Ma la Cvetaeva da decenni è ai vertici della poesia mondiale, non solo femminile! –
Mirskij fu strapieno giustamente di elogi verso Pasternàk (vedi pp.446-448) e Mandel’štam (vedi pp.436-437) e Achmatova (vedi pp. 434-437), ma la Cvetaeva non era invidiosa affatto verso questi tre poeti che amava sopra tutti gli altri.
> Josif Brodskij (e non solo questi), al contrario di Mirskij, ha ridato infine alla prosa (e poesia), uniche!, della Cvetaeva il valore primario che le spettava a pieno titolo! –
Nell’efficace articolo sul “drammatico ritorno” di Mirskij nella Russia Sovietica in Enthymema –XII 2015, pp.497-506, a cura di di E. Illarionova, è chiarito (p. 500) in parte del perché questo eccellente critico “eccentrico ed eclettico” ha una “sua maniera di dare giudizi perentori senza giustificarli, ma risultando sempre convincente”.
Convincente parzialmente quando p.e. raffronta Puškin e Leopardi; non lo è affatto nel caso della Cvetaeva.
Quel giudizio “sintetico” del Mirskij sulla poetessa è soltanto colpa della sua “ricerca dell’espressione sintetica e originale (che lo) porta il critico a cadere in facili aprossimazioni, prontamente criticate da altri letterati dell’ambiente”? – O c’è dell’altro?

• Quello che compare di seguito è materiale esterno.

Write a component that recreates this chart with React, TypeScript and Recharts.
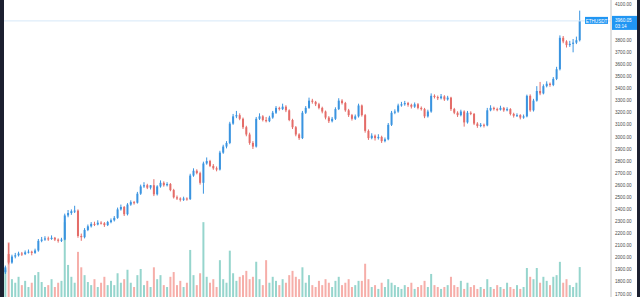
import React from "react";
import { ComposedChart, Bar, Cell, XAxis, YAxis, ReferenceLine } from "recharts";

// ETHUSDT 4h candles
const opens = [
  1880, 2030, 1960, 2010, 2020, 2035, 2030, 2045, 2050, 2040,
  2060, 2140, 2150, 2160, 2155, 2165, 2150, 2140, 2150, 2350,
  2370, 2385, 2390, 2180, 2170, 2230, 2260, 2280, 2275, 2290,
  2285, 2270, 2295, 2310, 2330, 2400, 2420, 2360, 2440, 2460,
  2455, 2530, 2590, 2600, 2580, 2600, 2525, 2590, 2620, 2600,
  2610, 2560, 2500, 2490, 2480, 2490, 2485, 2680, 2720, 2700,
  2620, 2780, 2800, 2760, 2740, 2730, 2870, 2920, 2950, 3110,
  3170, 3180, 3150, 3080, 3020, 2950, 2920, 3150, 3170, 3140,
  3130, 3160, 3200, 3240, 3230, 3250, 3220, 3140, 3080, 3020,
  2990, 3200, 3240, 3300, 3290, 3270, 3240, 3210, 3160, 3130,
  3150, 3230, 3300, 3280, 3220, 3180, 3150, 3170, 3260, 3180,
  3050, 2990, 3010, 2990, 3000, 2965, 2980, 3100, 3200, 3210,
  3260, 3270, 3280, 3265, 3250, 3270, 3240, 3230, 3170, 3210,
  3340, 3330, 3320, 3335, 3310, 3325, 3230, 3200, 3180, 3210,
  3120, 3200, 3190, 3110, 3090, 3100, 3095, 3220, 3240, 3230,
  3225, 3240, 3220, 3230, 3190, 3175, 3180, 3160, 3170, 3340,
  3220, 3300, 3380, 3360, 3420, 3440, 3430, 3480, 3560, 3820,
  3790, 3760, 3770, 3780, 3800,
];
const highs = [
  1935, 2120, 2025, 2040, 2050, 2048, 2060, 2068, 2058, 2075,
  2155, 2172, 2178, 2175, 2185, 2172, 2160, 2165, 2365, 2395,
  2400, 2430, 2400, 2200, 2245, 2275, 2295, 2298, 2310, 2302,
  2295, 2305, 2325, 2345, 2415, 2440, 2428, 2452, 2475, 2470,
  2545, 2605, 2625, 2612, 2600, 2650, 2600, 2640, 2632, 2625,
  2618, 2570, 2515, 2500, 2505, 2500, 2695, 2740, 2732, 2712,
  2795, 2830, 2810, 2775, 2755, 2885, 2935, 2965, 3125, 3190,
  3215, 3195, 3160, 3092, 3035, 2965, 3165, 3195, 3180, 3165,
  3175, 3215, 3255, 3250, 3275, 3262, 3228, 3150, 3090, 3030,
  3215, 3255, 3325, 3315, 3298, 3282, 3250, 3218, 3172, 3165,
  3245, 3320, 3312, 3290, 3232, 3190, 3185, 3275, 3268, 3190,
  3062, 3030, 3020, 3022, 3010, 2995, 3115, 3215, 3228, 3275,
  3290, 3298, 3290, 3275, 3285, 3280, 3252, 3240, 3225, 3360,
  3352, 3342, 3355, 3345, 3340, 3332, 3240, 3212, 3225, 3220,
  3215, 3212, 3198, 3122, 3115, 3110, 3240, 3262, 3250, 3242,
  3258, 3248, 3245, 3238, 3200, 3195, 3188, 3185, 3350, 3352,
  3315, 3420, 3455, 3435, 3460, 3450, 3495, 3580, 3840, 3835,
  3800, 3795, 3810, 3830, 4045,
];
const lows = [
  1865, 1945, 1950, 1995, 2010, 2015, 2022, 2035, 2020, 2032,
  2050, 2128, 2140, 2140, 2148, 2138, 2125, 2130, 2145, 2335,
  2355, 2370, 2165, 2140, 2160, 2220, 2250, 2262, 2268, 2275,
  2255, 2262, 2285, 2300, 2322, 2390, 2345, 2350, 2430, 2440,
  2448, 2520, 2578, 2568, 2565, 2510, 2515, 2580, 2588, 2590,
  2550, 2490, 2478, 2465, 2470, 2472, 2478, 2670, 2690, 2605,
  2530, 2770, 2750, 2728, 2715, 2722, 2860, 2905, 2940, 3100,
  3155, 3138, 3065, 3005, 2935, 2900, 2912, 3140, 3128, 3120,
  3122, 3150, 3190, 3218, 3222, 3205, 3130, 3065, 3005, 2975,
  2982, 3190, 3232, 3275, 3255, 3228, 3195, 3145, 3115, 3120,
  3140, 3222, 3268, 3208, 3165, 3135, 3140, 3160, 3168, 3035,
  2975, 2980, 2970, 2978, 2950, 2955, 2972, 3090, 3188, 3200,
  3250, 3258, 3250, 3235, 3240, 3228, 3218, 3155, 3160, 3200,
  3318, 3305, 3310, 3298, 3300, 3215, 3188, 3165, 3170, 3085,
  3110, 3180, 3098, 3075, 3080, 3078, 3088, 3212, 3218, 3212,
  3218, 3208, 3212, 3178, 3160, 3165, 3145, 3150, 3162, 3208,
  3210, 3292, 3345, 3352, 3410, 3415, 3420, 3470, 3550, 3775,
  3740, 3745, 3700, 3768, 3790,
];
const closes = [
  1920, 1960, 2010, 2020, 2035, 2030, 2045, 2050, 2040, 2060,
  2140, 2150, 2160, 2155, 2165, 2150, 2140, 2150, 2350, 2370,
  2385, 2390, 2180, 2170, 2230, 2260, 2280, 2275, 2290, 2285,
  2270, 2295, 2310, 2330, 2400, 2420, 2360, 2440, 2460, 2455,
  2530, 2590, 2600, 2580, 2600, 2525, 2590, 2620, 2600, 2610,
  2560, 2500, 2490, 2480, 2490, 2485, 2680, 2720, 2700, 2620,
  2780, 2800, 2760, 2740, 2730, 2870, 2920, 2950, 3110, 3170,
  3180, 3150, 3080, 3020, 2950, 2920, 3150, 3170, 3140, 3130,
  3160, 3200, 3240, 3230, 3250, 3220, 3140, 3080, 3020, 2990,
  3200, 3240, 3300, 3290, 3270, 3240, 3210, 3160, 3130, 3150,
  3230, 3300, 3280, 3220, 3180, 3150, 3170, 3260, 3180, 3050,
  2990, 3010, 2990, 3000, 2965, 2980, 3100, 3200, 3210, 3260,
  3270, 3280, 3265, 3250, 3270, 3240, 3230, 3170, 3210, 3340,
  3330, 3320, 3335, 3310, 3325, 3230, 3200, 3180, 3210, 3120,
  3200, 3190, 3110, 3090, 3100, 3095, 3220, 3240, 3230, 3225,
  3240, 3220, 3230, 3190, 3175, 3180, 3160, 3170, 3340, 3220,
  3300, 3380, 3360, 3420, 3440, 3430, 3480, 3560, 3820, 3790,
  3760, 3770, 3780, 3800, 3960,
];
const volumes = [
  115, 230, 75, 60, 85, 50, 68, 42, 60, 92,
  105, 63, 42, 50, 75, 42, 60, 68, 315, 135,
  85, 60, 190, 125, 92, 63, 50, 75, 42, 60,
  85, 50, 68, 50, 100, 60, 75, 115, 60, 42,
  92, 118, 50, 68, 42, 125, 75, 92, 50, 42,
  85, 105, 50, 68, 42, 60, 198, 92, 50, 100,
  315, 85, 60, 75, 42, 155, 75, 60, 195, 100,
  68, 85, 92, 110, 75, 85, 148, 75, 50, 155,
  60, 85, 68, 50, 75, 60, 92, 110, 85, 75,
  125, 60, 92, 50, 42, 68, 50, 75, 60, 42,
  68, 85, 50, 60, 75, 42, 50, 68, 68, 140,
  75, 42, 50, 34, 60, 42, 75, 60, 50, 42,
  34, 50, 42, 60, 34, 42, 50, 68, 42, 97,
  50, 42, 34, 42, 50, 85, 50, 42, 68, 34,
  60, 42, 50, 34, 42, 34, 75, 42, 34, 50,
  42, 34, 60, 42, 34, 50, 34, 42, 122, 85,
  75, 122, 60, 85, 68, 50, 85, 92, 148, 60,
  75, 50, 42, 60, 126,
];

const priceTicks = [1700, 1800, 1900, 2000, 2100, 2200, 2300, 2400, 2500, 2600, 2700, 2800, 2900, 3000, 3100, 3200, 3300, 3400, 3500, 3600, 3700, 3800, 3900, 4000, 4100];
const symbol = "ETHUSDT";
const lastPrice = 3960.05;
const countdown = "03:14";

const UP = "#3a94e0";
const DOWN = "#e46c68";
const VOL_UP = "#96d5cd";
const VOL_DOWN = "#f6aea9";
const TAG = "#2196f3";
const FONT = "Liberation Sans, Arial, sans-serif";

const data = closes.map((c, i) => ({
  i,
  open: opens[i],
  high: highs[i],
  low: lows[i],
  close: c,
  range: [lows[i], highs[i]],
  volume: volumes[i],
}));

const Candle = (props: any) => {
  const { x, y, width, height, payload } = props;
  const { open, close, high, low } = payload;
  const toY = (v: number) => y + ((high - v) / (high - low)) * height;
  const color = close >= open ? UP : DOWN;
  const top = toY(Math.max(open, close));
  const bottom = toY(Math.min(open, close));
  const cx = x + width / 2;
  return (
    <g>
      <line x1={cx} x2={cx} y1={y} y2={y + height} stroke={color} strokeWidth={1} />
      <rect x={x} y={top} width={width} height={Math.max(bottom - top, 1)} fill={color} />
    </g>
  );
};

// the last-price tag covers the axis label it sits on
const PriceTick = (props: any) => {
  const { x, y, payload } = props;
  if (Math.abs(payload.value - lastPrice) < 70) return <g />;
  return (
    <text x={x} y={y} dy={1.6} fontSize={4.6} fill="#4a4a4a" fontFamily={FONT} textAnchor="start">
      {Number(payload.value).toFixed(2)}
    </text>
  );
};

const PriceTag = (props: any) => {
  const { x, y, width } = props.viewBox;
  const right = x + width;
  return (
    <g fontFamily={FONT}>
      <rect x={right - 26} y={y - 4} width={23} height={7} fill={TAG} />
      <text x={right - 14.5} y={y + 1.8} fontSize={4.6} fill="#fff" textAnchor="middle">{symbol}</text>
      <rect x={right + 1} y={y - 5} width={27} height={14} fill={TAG} />
      <text x={right + 4} y={y + 1.6} fontSize={4.6} fill="#fff">{lastPrice.toFixed(2)}</text>
      <text x={right + 4} y={y + 7.2} fontSize={4.6} fill="#fff">{countdown}</text>
    </g>
  );
};

export default function App() {
  return (
    <div style={{ position: "fixed", left: 0, top: 0, width: 640, height: 297, background: "#fff", overflow: "hidden" }}>
      <ComposedChart width={640} height={297} data={data} margin={{ top: 0, right: 0, bottom: 0, left: 0 }}>
        <XAxis xAxisId="p" dataKey="i" type="category" hide padding={{ left: 3.35, right: 30 }} />
        <XAxis xAxisId="v" dataKey="i" type="category" hide padding={{ left: 3.35, right: 30 }} />
        <YAxis
          yAxisId="price"
          orientation="right"
          width={29}
          domain={[1675, 4133]}
          ticks={priceTicks}
          interval={0}
          tick={<PriceTick />}
          tickSize={0}
          tickMargin={4}
          axisLine={{ stroke: "#c4c4c4" }}
          allowDataOverflow
        />
        <YAxis yAxisId="vol" hide domain={[0, 1250]} />
        <Bar xAxisId="v" yAxisId="vol" dataKey="volume" barSize={2} isAnimationActive={false}>
          {data.map((d, k) => (
            <Cell key={`v-${k}`} fill={d.close >= d.open ? VOL_UP : VOL_DOWN} />
          ))}
        </Bar>
        <Bar xAxisId="p" yAxisId="price" dataKey="range" barSize={2} shape={<Candle />} isAnimationActive={false} />
        <ReferenceLine xAxisId="p" yAxisId="price" y={lastPrice} stroke="#d6e8f8" strokeWidth={1} label={<PriceTag />} />
      </ComposedChart>
      <div style={{ position: "absolute", left: 0, top: 0, width: 4, height: 297, background: "#1c2030" }} />
      <div style={{ position: "absolute", left: 637, top: 0, width: 3, height: 297, background: "#1c2030" }} />
    </div>
  );
}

– D.P.S-Mirskij, questo critico pioneristico militante alla Vissarion Belinskij (“ingenuo” lo definisce M. Bachtin; ma fece conoscere (già prima del1926) per primo all’Occidente (Inghilterra) i grandi poeti russi; e per primo al lettore russo i grandi autori europei occidentali), finirà “disperato” i suoi giorni in un gulag presso Magadan il 6 giugno 1939.
Chissà quante volte avrà riflettuto sul suo fatale errore di ritornare nella Russia sovietica: scontò con la morte la sua “ingenuità intelligent”, di colui cioè che non conobbe la vera “vita reale e che sceglie un’ideologia per capriccio”: ingraziarsi il potere sovietico coi suoi articoli non gli servì a nulla! (p. 503).
– Per cuuriosità: a p. 501 è riferita la stima che Mirskij aveva per il giovane slavista Ettore Lo Gatto.